> Task objective: Pictures stay out of the copy; restate everything else in the material exactly.

> Dataset extract:
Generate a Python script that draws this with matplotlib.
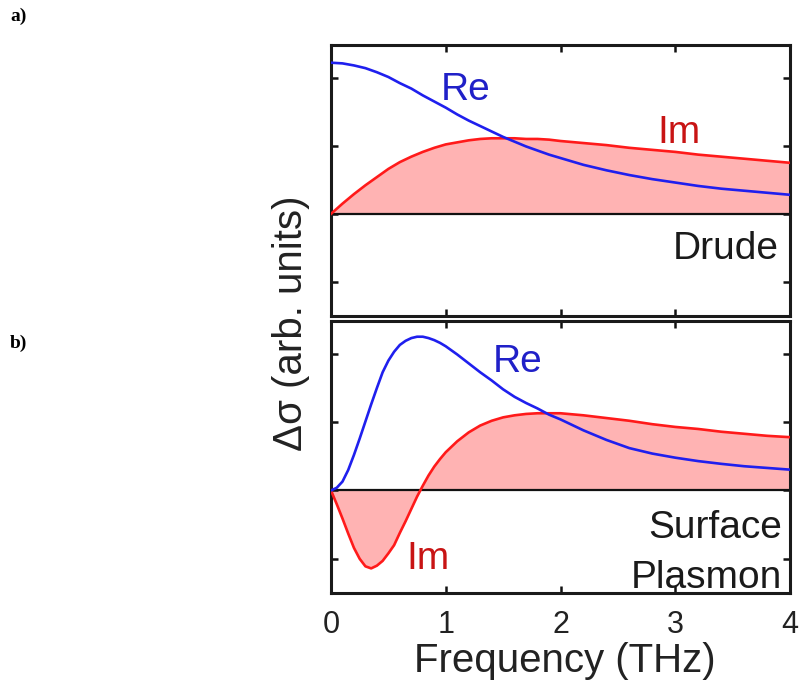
import matplotlib

matplotlib.use("Agg")
import matplotlib.pyplot as plt

plt.rcParams["font.family"] = ["Liberation Sans", "DejaVu Sans"]

# Drude panel (a), y in tick units
freq_a = [0.0, 0.1, 0.2, 0.3, 0.4, 0.5, 0.6, 0.7, 0.8, 0.9, 1.0,
          1.1, 1.2, 1.3, 1.4, 1.5, 1.6, 1.7, 1.8, 1.9, 2.0,
          2.2, 2.4, 2.6, 2.8, 3.0, 3.2, 3.4, 3.6, 3.8, 4.0]
re_a = [2.22, 2.21, 2.18, 2.14, 2.08, 2.01, 1.92, 1.84, 1.74, 1.65, 1.56,
        1.46, 1.37, 1.29, 1.21, 1.13, 1.06, 0.99, 0.93, 0.87, 0.82,
        0.72, 0.64, 0.57, 0.51, 0.46, 0.41, 0.37, 0.34, 0.31, 0.28]
im_a = [0.0, 0.15, 0.29, 0.42, 0.54, 0.66, 0.76, 0.84, 0.91, 0.97, 1.02,
        1.05, 1.08, 1.10, 1.11, 1.11, 1.11, 1.10, 1.10, 1.09, 1.07,
        1.04, 1.01, 0.97, 0.94, 0.91, 0.87, 0.84, 0.81, 0.78, 0.75]

# Surface plasmon panel (b)
freq_b = [0.0, 0.05, 0.1, 0.15, 0.2, 0.25, 0.3, 0.35, 0.4, 0.45, 0.5,
          0.55, 0.6, 0.65, 0.7, 0.75, 0.8, 0.85, 0.9, 0.95, 1.0,
          1.1, 1.2, 1.3, 1.4, 1.5, 1.6, 1.7, 1.8, 1.9, 2.0,
          2.2, 2.4, 2.6, 2.8, 3.0, 3.2, 3.4, 3.6, 3.8, 4.0]
re_b = [0.0, 0.04, 0.13, 0.30, 0.52, 0.76, 1.01, 1.26, 1.50, 1.73, 1.90,
        2.03, 2.13, 2.19, 2.23, 2.25, 2.25, 2.23, 2.20, 2.16, 2.11,
        1.99, 1.86, 1.73, 1.61, 1.48, 1.37, 1.28, 1.20, 1.11, 1.04,
        0.88, 0.74, 0.62, 0.54, 0.48, 0.43, 0.39, 0.355, 0.33, 0.305]
im_b = [0.0, -0.20, -0.41, -0.63, -0.84, -1.00, -1.11, -1.14, -1.10, -1.03, -0.92,
        -0.80, -0.62, -0.45, -0.27, -0.09, 0.07, 0.22, 0.35, 0.46, 0.56,
        0.72, 0.85, 0.95, 1.02, 1.07, 1.10, 1.12, 1.13, 1.13, 1.13,
        1.10, 1.06, 1.02, 0.97, 0.93, 0.90, 0.86, 0.83, 0.80, 0.78]

x_ticks = [0, 1, 2, 3, 4]
y_ticks = [-1, 0, 1, 2]

BLUE = "#1f1fee"
RED = "#ff1a1a"
FILL = "#ffb3b3"
RE_TXT = "#2020c8"
IM_TXT = "#c81414"

W, H = 801, 688
fig = plt.figure(figsize=(W / 100, H / 100), dpi=100)


def px_axes(left, top, right, bottom):
    return fig.add_axes([left / W, 1 - bottom / H, (right - left) / W, (bottom - top) / H])


ax_a = px_axes(331, 45, 790, 316)
ax_b = px_axes(331, 321, 790, 593)

for ax, f, re, im in [(ax_a, freq_a, re_a, im_a), (ax_b, freq_b, re_b, im_b)]:
    ax.fill_between(f, im, 0, color=FILL, lw=0, zorder=1)
    ax.axhline(0, color="#111111", lw=1.6, zorder=2)
    ax.plot(f, im, color=RED, lw=1.9, zorder=3)
    ax.plot(f, re, color=BLUE, lw=1.9, zorder=4)
    ax.set_xlim(0, 4)
    ax.set_ylim(-1.5, 2.48)
    ax.set_xticks(x_ticks)
    ax.set_yticks(y_ticks)
    ax.set_yticklabels([])
    ax.tick_params(direction="in", top=True, right=True, length=5, width=1.8,
                   color="#111111")
    for sp in ax.spines.values():
        sp.set_linewidth(2.2)
        sp.set_color("#1a1a1a")

ax_a.set_xticklabels([])
ax_b.set_xticklabels([str(t) for t in x_ticks], fontsize=22, color="#222222")
ax_b.tick_params(axis="x", pad=12)

txt = dict(fontsize=28, va="baseline")
ax_a.text(0.96, 1.67, "Re", color=RE_TXT, ha="left", **txt)
ax_a.text(2.84, 1.04, "Im", color=IM_TXT, ha="left", **txt)
ax_a.text(3.90, -0.66, "Drude", color="#1a1a1a", ha="right", **txt)

ax_b.text(1.41, 1.74, "Re", color=RE_TXT, ha="left", **txt)
ax_b.text(0.66, -1.15, "Im", color=IM_TXT, ha="left", **txt)
ax_b.text(3.93, -0.69, "Surface", color="#1a1a1a", ha="right", **txt)
ax_b.text(3.93, -1.42, "Plasmon", color="#1a1a1a", ha="right", **txt)

fig.text(565 / W, 1 - 672 / H, "Frequency (THz)", fontsize=29, ha="center",
         va="baseline", color="#222222")
fig.text(291 / W, 1 - 323 / H, "Δσ (arb. units)", fontsize=29, rotation=90,
         ha="center", va="center", color="#222222")

panel = dict(fontsize=14, fontweight="bold", family=["Liberation Serif", "DejaVu Serif"],
             va="top", ha="left")
fig.text(10 / W, 1 - 8 / H, "a)", **panel)
fig.text(10 / W, 1 - 335 / H, "b)", **panel)

plt.savefig("out.png", dpi=100)
plt.close()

> Task answer:
Generate a Python script that draws this with matplotlib.
import matplotlib

matplotlib.use("Agg")
import matplotlib.pyplot as plt

plt.rcParams["font.family"] = ["Liberation Sans", "DejaVu Sans"]

# Drude panel (a), y in tick units
freq_a = [0.0, 0.1, 0.2, 0.3, 0.4, 0.5, 0.6, 0.7, 0.8, 0.9, 1.0,
          1.1, 1.2, 1.3, 1.4, 1.5, 1.6, 1.7, 1.8, 1.9, 2.0,
          2.2, 2.4, 2.6, 2.8, 3.0, 3.2, 3.4, 3.6, 3.8, 4.0]
re_a = [2.22, 2.21, 2.18, 2.14, 2.08, 2.01, 1.92, 1.84, 1.74, 1.65, 1.56,
        1.46, 1.37, 1.29, 1.21, 1.13, 1.06, 0.99, 0.93, 0.87, 0.82,
        0.72, 0.64, 0.57, 0.51, 0.46, 0.41, 0.37, 0.34, 0.31, 0.28]
im_a = [0.0, 0.15, 0.29, 0.42, 0.54, 0.66, 0.76, 0.84, 0.91, 0.97, 1.02,
        1.05, 1.08, 1.10, 1.11, 1.11, 1.11, 1.10, 1.10, 1.09, 1.07,
        1.04, 1.01, 0.97, 0.94, 0.91, 0.87, 0.84, 0.81, 0.78, 0.75]

# Surface plasmon panel (b)
freq_b = [0.0, 0.05, 0.1, 0.15, 0.2, 0.25, 0.3, 0.35, 0.4, 0.45, 0.5,
          0.55, 0.6, 0.65, 0.7, 0.75, 0.8, 0.85, 0.9, 0.95, 1.0,
          1.1, 1.2, 1.3, 1.4, 1.5, 1.6, 1.7, 1.8, 1.9, 2.0,
          2.2, 2.4, 2.6, 2.8, 3.0, 3.2, 3.4, 3.6, 3.8, 4.0]
re_b = [0.0, 0.04, 0.13, 0.30, 0.52, 0.76, 1.01, 1.26, 1.50, 1.73, 1.90,
        2.03, 2.13, 2.19, 2.23, 2.25, 2.25, 2.23, 2.20, 2.16, 2.11,
        1.99, 1.86, 1.73, 1.61, 1.48, 1.37, 1.28, 1.20, 1.11, 1.04,
        0.88, 0.74, 0.62, 0.54, 0.48, 0.43, 0.39, 0.355, 0.33, 0.305]
im_b = [0.0, -0.20, -0.41, -0.63, -0.84, -1.00, -1.11, -1.14, -1.10, -1.03, -0.92,
        -0.80, -0.62, -0.45, -0.27, -0.09, 0.07, 0.22, 0.35, 0.46, 0.56,
        0.72, 0.85, 0.95, 1.02, 1.07, 1.10, 1.12, 1.13, 1.13, 1.13,
        1.10, 1.06, 1.02, 0.97, 0.93, 0.90, 0.86, 0.83, 0.80, 0.78]

x_ticks = [0, 1, 2, 3, 4]
y_ticks = [-1, 0, 1, 2]

BLUE = "#1f1fee"
RED = "#ff1a1a"
FILL = "#ffb3b3"
RE_TXT = "#2020c8"
IM_TXT = "#c81414"

W, H = 801, 688
fig = plt.figure(figsize=(W / 100, H / 100), dpi=100)


def px_axes(left, top, right, bottom):
    return fig.add_axes([left / W, 1 - bottom / H, (right - left) / W, (bottom - top) / H])


ax_a = px_axes(331, 45, 790, 316)
ax_b = px_axes(331, 321, 790, 593)

for ax, f, re, im in [(ax_a, freq_a, re_a, im_a), (ax_b, freq_b, re_b, im_b)]:
    ax.fill_between(f, im, 0, color=FILL, lw=0, zorder=1)
    ax.axhline(0, color="#111111", lw=1.6, zorder=2)
    ax.plot(f, im, color=RED, lw=1.9, zorder=3)
    ax.plot(f, re, color=BLUE, lw=1.9, zorder=4)
    ax.set_xlim(0, 4)
    ax.set_ylim(-1.5, 2.48)
    ax.set_xticks(x_ticks)
    ax.set_yticks(y_ticks)
    ax.set_yticklabels([])
    ax.tick_params(direction="in", top=True, right=True, length=5, width=1.8,
                   color="#111111")
    for sp in ax.spines.values():
        sp.set_linewidth(2.2)
        sp.set_color("#1a1a1a")

ax_a.set_xticklabels([])
ax_b.set_xticklabels([str(t) for t in x_ticks], fontsize=22, color="#222222")
ax_b.tick_params(axis="x", pad=12)

txt = dict(fontsize=28, va="baseline")
ax_a.text(0.96, 1.67, "Re", color=RE_TXT, ha="left", **txt)
ax_a.text(2.84, 1.04, "Im", color=IM_TXT, ha="left", **txt)
ax_a.text(3.90, -0.66, "Drude", color="#1a1a1a", ha="right", **txt)

ax_b.text(1.41, 1.74, "Re", color=RE_TXT, ha="left", **txt)
ax_b.text(0.66, -1.15, "Im", color=IM_TXT, ha="left", **txt)
ax_b.text(3.93, -0.69, "Surface", color="#1a1a1a", ha="right", **txt)
ax_b.text(3.93, -1.42, "Plasmon", color="#1a1a1a", ha="right", **txt)

fig.text(565 / W, 1 - 672 / H, "Frequency (THz)", fontsize=29, ha="center",
         va="baseline", color="#222222")
fig.text(291 / W, 1 - 323 / H, "Δσ (arb. units)", fontsize=29, rotation=90,
         ha="center", va="center", color="#222222")

panel = dict(fontsize=14, fontweight="bold", family=["Liberation Serif", "DejaVu Serif"],
             va="top", ha="left")
fig.text(10 / W, 1 - 8 / H, "a)", **panel)
fig.text(10 / W, 1 - 335 / H, "b)", **panel)

plt.savefig("out.png", dpi=100)
plt.close()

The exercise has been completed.